For a detailed explanation of a very similar scheme, see here: https://make.mad-scientist.net/papers/advanced-auto-dependency-generation/

HPC-GAP integration

One of the main features of the new build system is that it optionally allows to build HPC-GAP instead of plain GAP. HPC-GAP is an experimental fork of GAP which implements concurrent programming, multi-threading, etc..

The HPC-GAP kernel and library were forked from the GAP kernel and library and developed semi-independently for several years, with occasional merges between the two. In order to recombine the two, we merged the HPC-GAP fork into a subdirectory hpcgap of the GAP repository. Then, all files inside hpcgap which were identical to their counterparts in the GAP repository were deleted (e.g. hpcgap/src/ariths.c was deleted as it was identical to src/ariths.c). At this point, hpcgap/src has been fully merged, but there are still files in hpcgap/lib/ which differ from their counterparts in lib/

The new build system can optionally be instructed to build HPC-GAP, by passing the --enable-hpcgap flag to the configure script. For the resulting HPC-GAP binary to work, a trick is used: HPC-GAP mode uses multiple GAP root paths. Specifically, the GAP kernel function SySetGapRootPath was modified so that for every root directory FOO that gets added, we first add FOO/hpcgap to the list of root directories. This way, GAPROOT/hpcgap/lib is searched first for files, and only if no matching file is found there does GAP also search in GAPROOT/lib.

Cross compilation

The GAP build system supports cross compilation by leveraging the GNU autoconf support for this (please consult the GNU autoconf manual for details). When building GAP from a release archive, everything should just work (if it doesn't, please report it to us as a bug).
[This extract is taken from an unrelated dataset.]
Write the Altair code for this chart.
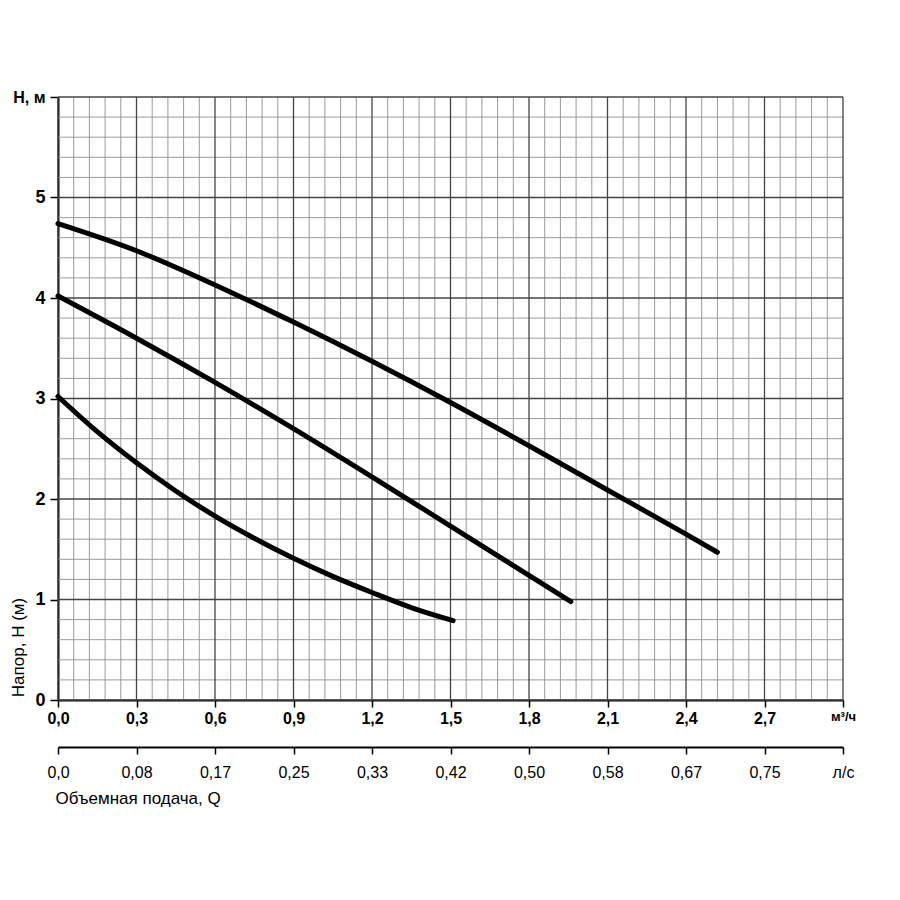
import json
import altair as alt
import pandas as pd

# ---- data ----
q_ticks = [0.0, 0.3, 0.6, 0.9, 1.2, 1.5, 1.8, 2.1, 2.4, 2.7, 3.0]
m3h_labels = ["0,0", "0,3", "0,6", "0,9", "1,2", "1,5", "1,8", "2,1", "2,4", "2,7", "м³/ч"]
ls_labels = ["0,0", "0,08", "0,17", "0,25", "0,33", "0,42", "0,50", "0,58", "0,67", "0,75", "л/с"]
h_ticks = [0, 1, 2, 3, 4, 5, 6]
h_labels = ["0", "1", "2", "3", "4", "5", "H, м"]

curve1_q = [0.0, 0.3, 0.6, 0.9, 1.2, 1.5, 1.8, 2.1, 2.4, 2.52]
curve1_h = [4.74, 4.47, 4.13, 3.76, 3.37, 2.96, 2.53, 2.09, 1.65, 1.47]
curve2_q = [0.0, 0.3, 0.6, 0.9, 1.2, 1.5, 1.8, 1.96]
curve2_h = [4.02, 3.60, 3.16, 2.70, 2.22, 1.73, 1.24, 0.98]
curve3_q = [0.0, 0.15, 0.3, 0.45, 0.6, 0.75, 0.9, 1.05, 1.2, 1.35, 1.51]
curve3_h = [3.02, 2.67, 2.36, 2.08, 1.83, 1.61, 1.41, 1.23, 1.07, 0.92, 0.79]

x_minor = [round(i * 0.06, 2) for i in range(51) if i % 5 != 0]
y_minor = [round(i * 0.2, 1) for i in range(31) if i % 5 != 0]

FONT = "Liberation Sans, Arial, sans-serif"
W, H = 785, 603

xscale = alt.Scale(domain=[0, 3], nice=False, zero=False)
yscale = alt.Scale(domain=[0, 6], nice=False, zero=False)

curves = pd.concat([
    pd.DataFrame({"q": curve1_q, "h": curve1_h, "c": "1"}),
    pd.DataFrame({"q": curve2_q, "h": curve2_h, "c": "2"}),
    pd.DataFrame({"q": curve3_q, "h": curve3_h, "c": "3"}),
])

vminor = alt.Chart(pd.DataFrame({"q": x_minor})).mark_rule(color="#9a9a9a", strokeWidth=1).encode(
    x=alt.X("q:Q", scale=xscale, axis=None))
hminor = alt.Chart(pd.DataFrame({"h": y_minor})).mark_rule(color="#9a9a9a", strokeWidth=1).encode(
    y=alt.Y("h:Q", scale=yscale, axis=None))
vmajor = alt.Chart(pd.DataFrame({"q": q_ticks})).mark_rule(color="#444444", strokeWidth=1.3).encode(
    x=alt.X("q:Q", scale=xscale, axis=None))
hmajor = alt.Chart(pd.DataFrame({"h": h_ticks})).mark_rule(color="#444444", strokeWidth=1.3).encode(
    y=alt.Y("h:Q", scale=yscale, axis=None))

x_axis = alt.Axis(
    values=q_ticks,
    labelExpr=f"{json.dumps(m3h_labels, ensure_ascii=False)}[round(datum.value/0.3)]",
    labelFont=FONT, labelFontWeight="bold",
    labelFontSize={"condition": {"test": "datum.value > 2.9", "value": 13}, "value": 16},
    labelColor="black", labelPadding=3, labelFlush=False, labelOverlap=False,
    tickSize=7, tickColor="black", tickWidth=1.5,
    domainColor="black", domainWidth=2, grid=False, title=None,
)
y_axis = alt.Axis(
    values=h_ticks,
    labelExpr=f"{json.dumps(h_labels, ensure_ascii=False)}[round(datum.value)]",
    labelFont="Liberation Sans Narrow, " + FONT, labelFontWeight="bold",
    labelFontSize={"condition": {"test": "datum.value > 5.5", "value": 16}, "value": 18},
    labelColor="black", labelPadding=5, labelFlush=False, labelOverlap=False,
    tickSize=8, tickColor="black", tickWidth=1.5,
    domainColor="black", domainWidth=2, grid=False,
    title="Напор, H (м)", titleFont=FONT, titleFontSize=17, titleFontWeight="normal",
    titleColor="black", titleAngle=270, titleX=-40, titleY=550,
    titleAlign="center", titleBaseline="middle",
)

lines = alt.Chart(curves).mark_line(
    color="black", strokeWidth=5, interpolate="monotone", strokeCap="round"
).encode(
    x=alt.X("q:Q", scale=xscale, axis=x_axis),
    y=alt.Y("h:Q", scale=yscale, axis=y_axis),
    detail="c:N",
)

x2_axis = alt.Axis(
    orient="bottom", offset=47,
    values=q_ticks,
    labelExpr=f"{json.dumps(ls_labels, ensure_ascii=False)}[round(datum.value/0.3)]",
    labelFont=FONT, labelFontWeight="normal", labelFontSize=16,
    labelColor="black", labelPadding=10, labelFlush=False, labelOverlap=False,
    tickSize=7, tickColor="black", tickWidth=1.5,
    domainColor="black", domainWidth=2, grid=False,
    title="Объемная подача, Q", titleFont=FONT, titleFontSize=17, titleFontWeight="normal",
    titleColor="black", titleX=-3, titleY=51, titleAlign="left", titleBaseline="middle",
)
second = alt.Chart(pd.DataFrame({"q": q_ticks})).mark_point(opacity=0).encode(
    x=alt.X("q:Q", scale=xscale, axis=x2_axis),
    y=alt.value(0),
)

chart = alt.layer(vminor, hminor, vmajor, hmajor, lines, second).resolve_axis(
    x="independent", y="independent"
).properties(
    width=W, height=H,
    autosize=alt.AutoSizeParams(type="none"),
    padding={"left": 58, "top": 97, "right": 57, "bottom": 200},
    background="white",
).configure_view(stroke="transparent")

chart.save("out.html", embed_options={"renderer": "svg", "actions": False})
However, for development versions of GAP built directly from its git sources, there is a complication: GAP uses a few C source files which are the output of the GAP-to-C compiler gac, which in turn needs a working gap executable. This requires a bootstrapping process, which works because GAP can actually be built and used without those files, they are merely a performance optimization. So what our build system does is to first compile a version of GAP without those files, then run that to generate those files (if they are missing or not up-to-date). Then finally the actual GAP executable is compiled.

Unfortunately, this poses a problem for cross compilation: when compiling GAP on one computer (the "build" architecture) for a different computer with a different OS / CPU architecture / whatnot (the "host" architecture), then the first GAP executable needs to be built for the "build" architecture, so that it can run during the build process and generated code; while the second GAP executable needs to be compiled for the "host" architecture.

A second cross compilation obstacle is that there files build/ffdata.c and build/ffdata.h are generated by a C program ffgen that thus needs to be built for the "build" architecture.

To overcome these obstacles, you may proceed as follows:

1. First build GAP for the "build" architecture as usual.
2. This produces files build/c_*.c and build/ffdata.* which you should copy into the src directory.
3. Clean all build artifacts (alternatively, perform steps 1 & 2 in an out-of-tree build directory)
4. Build GAP a second time, for the "host" architecture. The build system will detect the files you copied into src in step 2, and will then not attempt to generate them.

Here is a minimal example to illustrate this:

./configure && make                 # build native GAP
cp build/c_*.c build/ffdata.* src   # copy the generated code
make clean
./configure --host=HOST_ARCH        # build for the "host" architecture
make

Note that this is really a minimalistic example; for actual cross compilation, you may need to provide further flags to the configure script and/or set environment variables, e.g. to ensure it finds dependencies like GMP or GNU readline, or to specify an installation prefix, and so on.

One final remark: some of the generated files differ for HPC-GAP. If you want to cross compile HPC-GAP, you need to generate them with HPC-GAP, and place them into src/hpc instead of src, like in this example:

./configure --enable-hpcgap
make
cp build/c_*.c src/hpc/
cp build/ffdata.* src/
make clean
./configure --host=HOST_ARCH --enable-hpcgap
make

Open tasks

There are many things that still need to be done in the new build system. For an overview, see https://github.com/gap-system/gap/issues?q=is%3Aopen+is%3Aissue+label%3A%22topic%3A+build+system%22

The main open task is to add support for make install. There are some pitfalls to that, esp. when it comes to handling packages with kernel extensions.

FAQ

Q: Why don't you just use automake? Then you get make install for free!

A: This is simply wrong. Using automake does not give us make install support for free. While it does indeed provide various parts of the puzzle, from our perspective those are mostly the easy ones (they may be tedious, but are not conceptually difficult). The real obstacles for make install support are unfortunately not resolved by using automake. Among these are:

• making gac installable; in particular installing a version of GNU libtool needed by gac
• The probably hardest problem of them all is coming up with a sane way for dealing with the installation of GAP packages with kernel modules in such a way that existing workflows are not unduly broken. This has the added difficulty that it requires convincing the authors of ~20 GAP packages to apply changes needed to support this, in a way that the packages can still be used with the at that time latest stable release of GAP; then getting them to make releases of their packages with those changes.
• There are probably more bits and pieces that also need to be resolved, which I just can't remember right now.

Of course none of this is rocket science, but it is a lot of tedious and finicky work, and care must be taken not to break stuff. Help with this is welcome, but it is strongly suggested that you first talk to us, to avoid disappointments (e.g. due to rejected pull requests) later on.

In any case: GNU automake does not help with this at all.